» **Work required**: Give the data below again exactly as it stands. Omit the pictures.

═══ Dataset section

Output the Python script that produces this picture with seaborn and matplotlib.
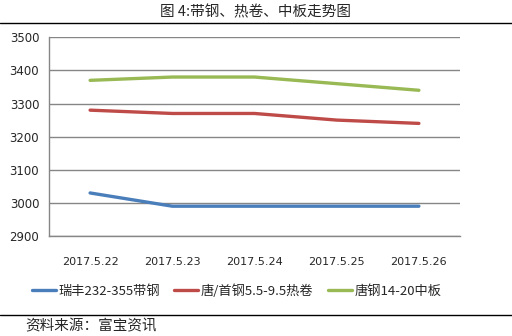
import matplotlib
matplotlib.use("Agg")
import matplotlib.pyplot as plt
from matplotlib.lines import Line2D
import seaborn as sns
import pandas as pd
import numpy as np

dates = ["2017.5.22", "2017.5.23", "2017.5.24", "2017.5.25", "2017.5.26"]
series_names = ["瑞丰232-355带钢", "唐/首钢5.5-9.5热卷", "唐钢14-20中板"]
strip_steel = [3030, 2990, 2990, 2990, 2990]
hot_coil = [3280, 3270, 3270, 3250, 3240]
plate = [3370, 3380, 3380, 3360, 3340]
colors = ["#4A7EBB", "#BE4B48", "#98B954"]
y_ticks = [2900, 3000, 3100, 3200, 3300, 3400, 3500]

sns.set_style("white")
plt.rcParams["font.family"] = ["Noto Sans CJK SC", "DejaVu Sans"]

rows = []
for name, vals in zip(series_names, [strip_steel, hot_coil, plate]):
    for i, v in enumerate(vals):
        rows.append({"pos": i, "value": v, "series": name})
df = pd.DataFrame(rows)

fig = plt.figure(figsize=(5.12, 3.36), dpi=100)
ax = fig.add_axes([49 / 512, 1 - 236 / 336, (460 - 49) / 512, (236 - 37.3) / 336])

sns.lineplot(data=df, x="pos", y="value", hue="series", palette=colors,
             linewidth=2.4, ax=ax, legend=False, zorder=3)

ax.set_xlim(-0.5, 4.5)
ax.set_ylim(2900, 3500)
ax.set_yticks(y_ticks)
ax.set_yticklabels([str(t) for t in y_ticks], fontsize=8.5, family="DejaVu Sans")
ax.xaxis.grid(False, which="both")
ax.yaxis.grid(True, which="major", color="#868686", linewidth=1.0)
ax.set_axisbelow(True)
ax.tick_params(axis="y", length=4, width=1, color="#868686", direction="out", pad=3)

ax.set_xticks(range(len(dates)))
ax.set_xticklabels(dates, fontsize=8, family="DejaVu Sans")
ax.set_xticks(np.arange(-0.5, 5, 1.0), minor=True)
ax.tick_params(axis="x", which="major", length=0, pad=15)
ax.tick_params(axis="x", which="minor", length=4, width=1, color="#868686", direction="out")
ax.set_xlabel("")
ax.set_ylabel("")

for s in ["top", "right"]:
    ax.spines[s].set_visible(False)
ax.spines["left"].set_color("#868686")
ax.spines["bottom"].set_color("#868686")
ax.spines["left"].set_linewidth(1.0)
ax.spines["bottom"].set_linewidth(1.0)

handles = [Line2D([0], [0], color=c, linewidth=2.4) for c in colors]
fig.legend(handles, series_names, loc="center", bbox_to_anchor=(0.462, 1 - 291 / 336),
           ncol=3, frameon=False, fontsize=9.5, handlelength=1.8, handletextpad=0.2,
           columnspacing=1.1)

fig.text(0.5, 1 - 12 / 336, "图 4:带钢、热卷、中板走势图", ha="center", va="center", fontsize=10.5)
fig.add_artist(Line2D([0, 1], [1 - 23 / 336, 1 - 23 / 336], color="black", linewidth=1.0,
                      transform=fig.transFigure))
fig.add_artist(Line2D([0, 1], [1 - 315 / 336, 1 - 315 / 336], color="black", linewidth=1.0,
                      transform=fig.transFigure))
fig.text(25 / 512, 1 - 326 / 336, "资料来源：富宝资讯", ha="left", va="center", fontsize=10.5)

fig.savefig("out.png", dpi=100)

══════

» **Solution below**:
Output the Python script that produces this picture with seaborn and matplotlib.
import matplotlib
matplotlib.use("Agg")
import matplotlib.pyplot as plt
from matplotlib.lines import Line2D
import seaborn as sns
import pandas as pd
import numpy as np

dates = ["2017.5.22", "2017.5.23", "2017.5.24", "2017.5.25", "2017.5.26"]
series_names = ["瑞丰232-355带钢", "唐/首钢5.5-9.5热卷", "唐钢14-20中板"]
strip_steel = [3030, 2990, 2990, 2990, 2990]
hot_coil = [3280, 3270, 3270, 3250, 3240]
plate = [3370, 3380, 3380, 3360, 3340]
colors = ["#4A7EBB", "#BE4B48", "#98B954"]
y_ticks = [2900, 3000, 3100, 3200, 3300, 3400, 3500]

sns.set_style("white")
plt.rcParams["font.family"] = ["Noto Sans CJK SC", "DejaVu Sans"]

rows = []
for name, vals in zip(series_names, [strip_steel, hot_coil, plate]):
    for i, v in enumerate(vals):
        rows.append({"pos": i, "value": v, "series": name})
df = pd.DataFrame(rows)

fig = plt.figure(figsize=(5.12, 3.36), dpi=100)
ax = fig.add_axes([49 / 512, 1 - 236 / 336, (460 - 49) / 512, (236 - 37.3) / 336])

sns.lineplot(data=df, x="pos", y="value", hue="series", palette=colors,
             linewidth=2.4, ax=ax, legend=False, zorder=3)

ax.set_xlim(-0.5, 4.5)
ax.set_ylim(2900, 3500)
ax.set_yticks(y_ticks)
ax.set_yticklabels([str(t) for t in y_ticks], fontsize=8.5, family="DejaVu Sans")
ax.xaxis.grid(False, which="both")
ax.yaxis.grid(True, which="major", color="#868686", linewidth=1.0)
ax.set_axisbelow(True)
ax.tick_params(axis="y", length=4, width=1, color="#868686", direction="out", pad=3)

ax.set_xticks(range(len(dates)))
ax.set_xticklabels(dates, fontsize=8, family="DejaVu Sans")
ax.set_xticks(np.arange(-0.5, 5, 1.0), minor=True)
ax.tick_params(axis="x", which="major", length=0, pad=15)
ax.tick_params(axis="x", which="minor", length=4, width=1, color="#868686", direction="out")
ax.set_xlabel("")
ax.set_ylabel("")

for s in ["top", "right"]:
    ax.spines[s].set_visible(False)
ax.spines["left"].set_color("#868686")
ax.spines["bottom"].set_color("#868686")
ax.spines["left"].set_linewidth(1.0)
ax.spines["bottom"].set_linewidth(1.0)

handles = [Line2D([0], [0], color=c, linewidth=2.4) for c in colors]
fig.legend(handles, series_names, loc="center", bbox_to_anchor=(0.462, 1 - 291 / 336),
           ncol=3, frameon=False, fontsize=9.5, handlelength=1.8, handletextpad=0.2,
           columnspacing=1.1)

fig.text(0.5, 1 - 12 / 336, "图 4:带钢、热卷、中板走势图", ha="center", va="center", fontsize=10.5)
fig.add_artist(Line2D([0, 1], [1 - 23 / 336, 1 - 23 / 336], color="black", linewidth=1.0,
                      transform=fig.transFigure))
fig.add_artist(Line2D([0, 1], [1 - 315 / 336, 1 - 315 / 336], color="black", linewidth=1.0,
                      transform=fig.transFigure))
fig.text(25 / 512, 1 - 326 / 336, "资料来源：富宝资讯", ha="left", va="center", fontsize=10.5)

fig.savefig("out.png", dpi=100)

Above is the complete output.